Para o MPF, existem “vício insanável”, “falácia” e “patrocínio de conflito de interesses” na proposta. Procuradores da República que atuam na Amazônia pretendem contestar eventual lei que libere mineração em terra indígena, dentro de mais de dez ações contra garimpos em áreas demarcadas.

A proposta é prioritária para Bolsonaro, que vem usando a guerra entre Rússia e Ucrânia –e uma possível crise de escassez de fertilizantes russos– para tentar fazer avançar o projeto de lei.

O projeto de lei foi apresentado ao Congresso pelo ministro de Minas e Energia, almirante Bento Albuquerque, e pelo então ministro da Justiça e Segurança Pública, Sergio Moro. Os dois assinaram a justificativa da proposta. Hoje, Moro se diz desafeto de Bolsonaro e é pré-candidato à Presidência.

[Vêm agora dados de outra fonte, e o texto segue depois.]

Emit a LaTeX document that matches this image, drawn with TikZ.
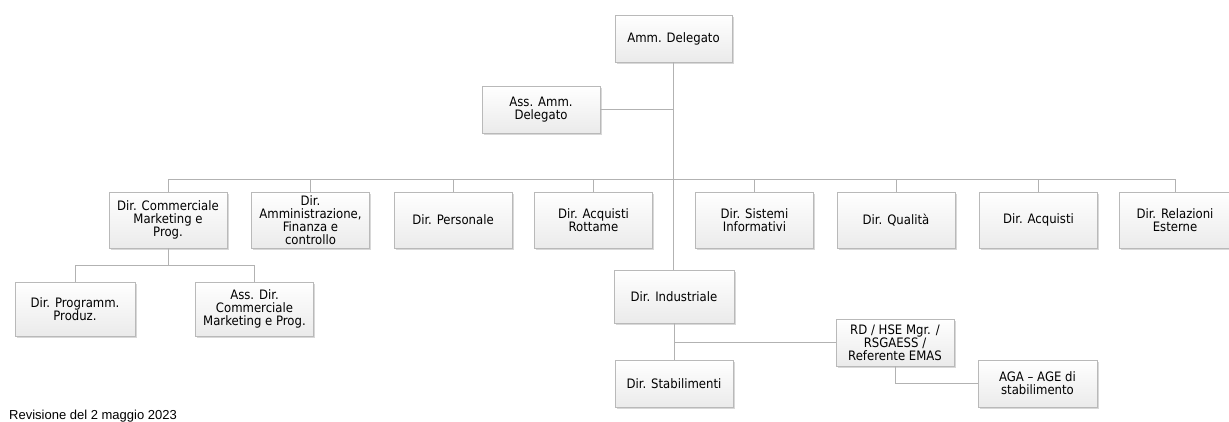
\documentclass[tikz,border=0pt]{standalone}
\usepackage{fontspec}
\setmainfont{Liberation Sans}
\newfontfamily\boxfont{DejaVu Sans Condensed}
\usetikzlibrary{shadows}

\begin{document}
\begin{tikzpicture}[
        x=1pt, y=-1pt,
        box/.style={draw=gray!55, line width=0.6pt, top color=white, bottom color=gray!16,
                    drop shadow={shadow xshift=1.6pt, shadow yshift=-1.6pt, opacity=0.3},
                    align=center, inner xsep=0.5pt, inner ysep=0pt,
                    minimum width=118pt, minimum height=47pt,
                    font=\boxfont\fontsize{13}{12.8}\selectfont},
        rowbox/.style={box, minimum height=56pt},
        link/.style={gray!60, line width=0.8pt},
        note/.style={font=\fontsize{13}{15}\selectfont, anchor=base west, inner sep=0pt}]

    \fill[white] (0,0) rectangle (1229,421);
    \useasboundingbox (0,0) rectangle (1229,421);

    % --- Vertice
    \node[box, minimum width=117pt] (amm) at (673.5,38.5) {Amm. Delegato};
    \node[box] (ass) at (541,109.5) {Ass. Amm.\\Delegato};

    % --- Direzioni (prima fila)
    \node[rowbox] (com) at (168,220)    {Dir. Commerciale\\Marketing e\\Prog.};
    \node[rowbox] (amf) at (310.5,220)  {Dir.\\Amministrazione,\\Finanza e\\controllo};
    \node[rowbox] (per) at (453,220)    {Dir. Personale};
    \node[rowbox] (rot) at (593.5,220)  {Dir. Acquisti\\Rottame};
    \node[rowbox] (sis) at (754.5,220)  {Dir. Sistemi\\Informativi};
    \node[rowbox] (qua) at (896,220)    {Dir. Qualità};
    \node[rowbox] (acq) at (1038.5,220) {Dir. Acquisti};
    \node[rowbox, minimum width=112pt] (rel) at (1175,220) {Dir. Relazioni\\Esterne};

    % --- Sotto Dir. Commerciale
    \node[box, minimum width=120pt, minimum height=54pt] (prg) at (75,309) {Dir. Programm.\\Produz.};
    \node[box, minimum height=54pt] (adc) at (254.5,309) {Ass. Dir.\\Commerciale\\Marketing e Prog.};

    % --- Area industriale
    \node[box, minimum width=120pt, minimum height=53pt] (ind) at (674,296.5) {Dir. Industriale};
    \node[box] (stb) at (674,383.5) {Dir. Stabilimenti};
    \node[box] (rd)  at (895,342.5) {RD / HSE Mgr. /\\RSGAESS /\\Referente EMAS};
    \node[box, minimum width=119pt] (aga) at (1037.5,383.5) {AGA – AGE di\\stabilimento};

    % --- Collegamenti
    \coordinate (bus) at (0,179);
    \coordinate (sub) at (0,265);
    \draw[link] (amm.south) -- (amm.south |- ind.north);
    \draw[link] (ass.east) -- (ass.east -| amm.south);
    \draw[link] (com.north |- bus) -- (rel.north |- bus);
    \foreach \n in {com,amf,per,rot,sis,qua,acq,rel}
        \draw[link] (\n.north) -- (\n.north |- bus);
    \draw[link] (com.south) -- (com.south |- sub);
    \draw[link] (prg.north) -- (prg.north |- sub) -- (adc.north |- sub) -- (adc.north);
    \draw[link] (ind.south) -- (stb.north);
    \draw[link] (ind.south |- rd.west) -- (rd.west);
    \draw[link] (rd.south) |- (aga.west);

    % --- Nota
    \node[note] (rev) at (9,419) {Revisione del 2 maggio 2023};

\end{tikzpicture}
\end{document}
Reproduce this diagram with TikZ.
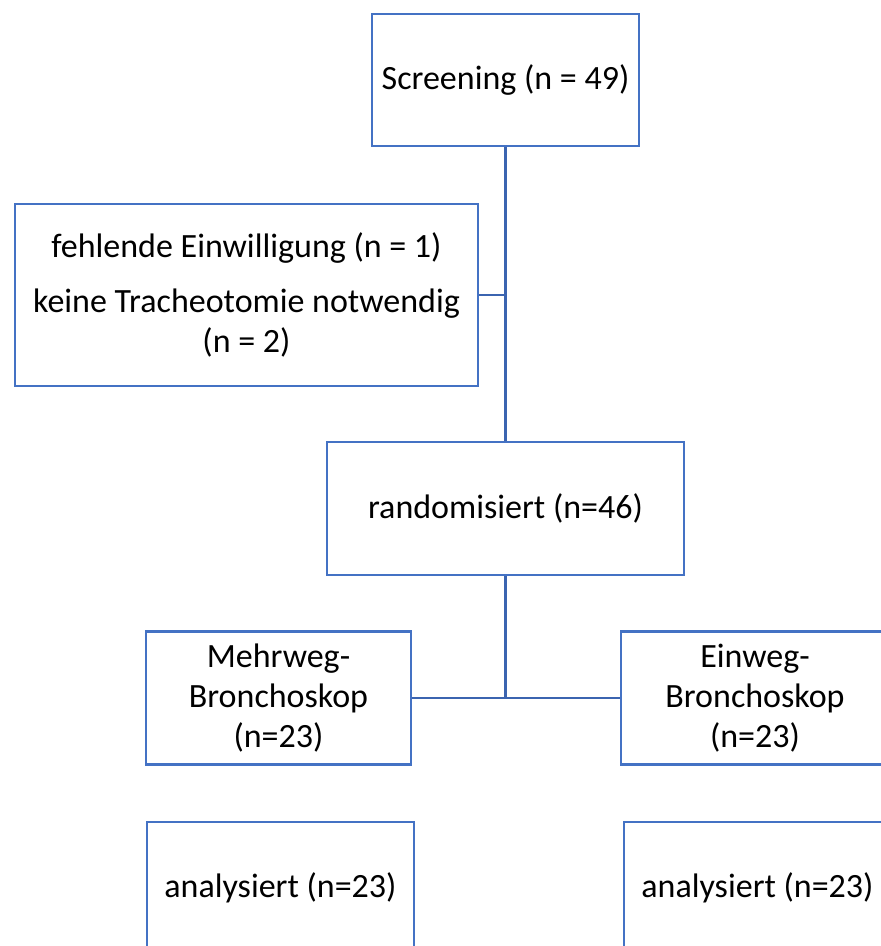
\documentclass[tikz,border=0pt]{standalone}
\usepackage{fontspec}
\setmainfont{Carlito}
\definecolor{boxblue}{RGB}{68,114,196}
\definecolor{lineblue}{RGB}{59,100,176}
\begin{document}
\begin{tikzpicture}[x=1pt,y=-1pt,
  flowbox/.style={draw=boxblue,line width=2.4pt,rectangle,inner sep=0pt,
    align=center,font=\fontsize{34}{40}\selectfont,text=black},
  conn/.style={draw=lineblue,line width=2.6pt}]
\useasboundingbox (0,0) rectangle (881,946);
\clip (0,0) rectangle (881,946);
\node[flowbox,minimum width=267pt,minimum height=132pt] (scr) at (505.5,80) {Screening (n = 49)};
\node[flowbox,minimum width=463pt,minimum height=182pt] (excl) at (246.5,295) {fehlende Einwilligung (n = 1)\\[15pt]keine Tracheotomie notwendig\\(n = 2)};
\node[flowbox,minimum width=357pt,minimum height=133pt] (rand) at (505.5,508.5) {randomisiert (n=46)};
\node[flowbox,minimum width=265pt,minimum height=133pt] (mehr) at (278.5,698) {Mehrweg-\\Bronchoskop\\(n=23)};
\node[flowbox,minimum width=268pt,minimum height=133pt] (einw) at (755,698) {Einweg-\\Bronchoskop\\(n=23)};
\node[flowbox,minimum width=267pt,minimum height=132pt] (anal) at (280.5,888) {analysiert (n=23)};
\node[flowbox,minimum width=267pt,minimum height=132pt] (anar) at (757.5,888) {analysiert (n=23)};
\coordinate (split) at (rand.south |- mehr.east);
\draw[conn] (scr.south) -- (rand.north);
\draw[conn] (excl.east) -- (excl.east -| scr.south);
\draw[conn] (rand.south) -- (split);
\draw[conn] (mehr.east) -- (einw.west);
\end{tikzpicture}
\end{document}
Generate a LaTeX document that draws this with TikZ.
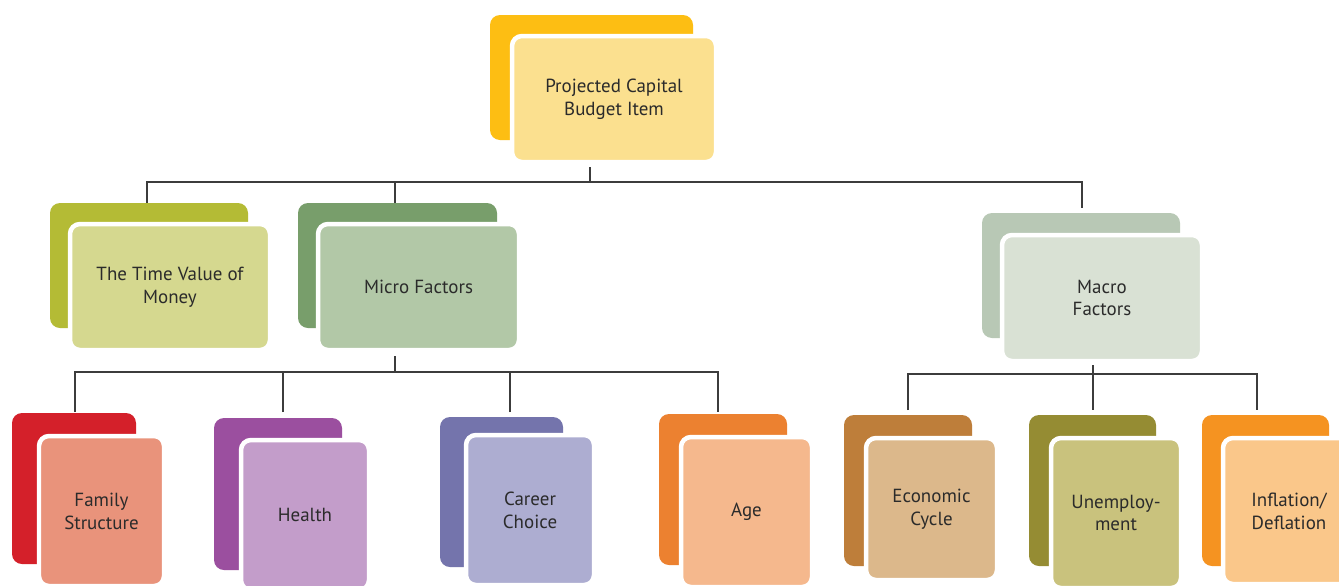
\documentclass[tikz,border=0pt]{standalone}
\usepackage{fontspec}
\setmainfont{PT Sans}
\definecolor{txt}{HTML}{2B2B2B}
\definecolor{lnc}{HTML}{3C3C3C}
\definecolor{topB}{HTML}{FDBE13}\definecolor{topF}{HTML}{FBE08F}
\definecolor{tvB}{HTML}{B4BB35}\definecolor{tvF}{HTML}{D5D88F}
\definecolor{micB}{HTML}{789E6B}\definecolor{micF}{HTML}{B2C8A7}
\definecolor{macB}{HTML}{B8C8B5}\definecolor{macF}{HTML}{D9E1D4}
\definecolor{famB}{HTML}{D4202A}\definecolor{famF}{HTML}{E9937B}
\definecolor{heaB}{HTML}{9B4F9F}\definecolor{heaF}{HTML}{C39DCA}
\definecolor{carB}{HTML}{7474AC}\definecolor{carF}{HTML}{ADADD1}
\definecolor{ageB}{HTML}{EC8130}\definecolor{ageF}{HTML}{F5B88D}
\definecolor{ecoB}{HTML}{BE7E3A}\definecolor{ecoF}{HTML}{DCB88B}
\definecolor{uneB}{HTML}{958C33}\definecolor{uneF}{HTML}{C9C27D}
\definecolor{infB}{HTML}{F59321}\definecolor{infF}{HTML}{FAC78A}
\tikzset{
  backcard/.style={rounded corners=0.2cm},
  frontcard/.style={rounded corners=0.2cm, draw=white, line width=0.09cm,
    inner sep=0pt, outer sep=0pt, align=center, text=txt,
    font=\fontsize{10.8}{13}\selectfont},
  conn/.style={draw=lnc, line width=0.7pt}
}
% name, back colour, front colour, back corner 1, back corner 2, front centre, width, height, text
\newcommand\mycard[9]{%
  \fill[backcard,#2] #4 rectangle #5;
  \node[frontcard,fill=#3,minimum width=#7*0.02cm,minimum height=#8*0.02cm] (#1) at #6 {#9};}
\begin{document}
\begin{tikzpicture}[x=0.02cm,y=-0.02cm]
\useasboundingbox (0,0) rectangle (1339,585);
\clip (0,0) rectangle (1339,585);
\fill[white] (0,0) rectangle (1339,585);
% top
\mycard{top}{topB}{topF}{(490,15)}{(693,140)}{(614,99)}{204}{126}{Projected Capital\\Budget Item}
% level 2
\mycard{tv}{tvB}{tvF}{(50,203)}{(248,328)}{(170,287)}{200}{126}{The Time Value of\\Money}
\mycard{mic}{micB}{micF}{(298,203)}{(497,328)}{(418.5,287)}{201}{126}{Micro Factors}
\mycard{mac}{macB}{macF}{(982,213)}{(1180,338)}{(1102,298)}{200}{126}{Macro\\Factors}
% level 3
\mycard{fam}{famB}{famF}{(12,413)}{(136,564)}{(101.5,511)}{125}{150}{Family\\Structure}
\mycard{hea}{heaB}{heaF}{(214,418)}{(342,570)}{(305,515)}{128}{150}{Health}
\mycard{car}{carB}{carF}{(440,417)}{(563,567)}{(530,510)}{128}{150}{Career\\Choice}
\mycard{age}{ageB}{ageF}{(659,414)}{(787,565)}{(746.5,512)}{131}{150}{Age}
\mycard{eco}{ecoB}{ecoF}{(844,415)}{(972,566)}{(931.5,509)}{131}{142}{Economic\\Cycle}
\mycard{une}{uneB}{uneF}{(1029,415)}{(1156,566)}{(1116,513)}{130}{150}{Unemploy-\\ment}
\mycard{inf}{infB}{infF}{(1202,415)}{(1329,566)}{(1289,511)}{132}{146}{Inflation/\\Deflation}
% connector points
\coordinate (bus1) at (0,182);
\coordinate (bus2) at (0,372);
\coordinate (bus3) at (0,374);
\coordinate (topout) at (590,167);
\coordinate (tvin) at (147,203);
\coordinate (micin) at (395,203);
\coordinate (macin) at (1082,208);
\coordinate (micout) at (395,356);
\coordinate (macout) at (1093,365);
\coordinate (famin) at (75,412);
\coordinate (heain) at (283,412);
\coordinate (carin) at (510,412);
\coordinate (agein) at (718,412);
\coordinate (ecoin) at (908,410);
\coordinate (unein) at (1093,410);
\coordinate (infin) at (1257,410);
% connectors
\draw[conn] (topout) -- (topout |- bus1);
\draw[conn] (tvin) -- (tvin |- bus1) -- (macin |- bus1) -- (macin);
\draw[conn] (micin) -- (micin |- bus1);
\draw[conn] (micout) -- (micout |- bus2);
\draw[conn] (famin) -- (famin |- bus2) -- (agein |- bus2) -- (agein);
\draw[conn] (heain) -- (heain |- bus2);
\draw[conn] (carin) -- (carin |- bus2);
\draw[conn] (macout) -- (unein);
\draw[conn] (ecoin) -- (ecoin |- bus3) -- (infin |- bus3) -- (infin);
\end{tikzpicture}
\end{document}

A Potássio do Brasil tem interlocução no governo Bolsonaro. No Ministério de Minas e Energia, há o entendimento de que a atuação da empresa na Amazônia deve ser incentivada.

O MPF acusou a Potássio do Brasil de buscar licenciamento ambiental em instância incompetente, “mesmo ciente das dimensões e do potencial degradador do empreendimento”.

O Ipaam (Instituto de Proteção Ambiental do Amazonas), e não o Ibama (Instituto Brasileiro do Meio Ambiente e Recursos Naturais Renováveis), concedeu uma licença prévia em 2015 para pesquisa mineral dentro de terras indígenas. Não houve análise da Funai (Fundação Nacional do Índio), segundo o MPF.

A busca pela licença continuará sendo feito junto ao Ipaam, e não junto ao Ibama, conforme a Potássio do Brasil.

Os procuradores da República afirmaram na ação que prospecções minerais chegaram a ser feitas dentro de terras indígenas, “causando, dentre outros, danos ao cemitério localizado na Ilha do Amor”.

As comunidades indígenas e tradicionais ribeirinhas não foram consultadas, o que contraria convenção da OIT (Organização Internacional do Trabalho), conforme o MPF.

A ação civil pública afirma que houve “conduta de má-fé, conforme os vários relatos dos indígenas Mura, consistente na cooptação de lideranças, moradores e até mesmo servidores públicos por meio de promessas, favores e benefícios, conformando graves vícios de vontade na decisão dos indígenas”.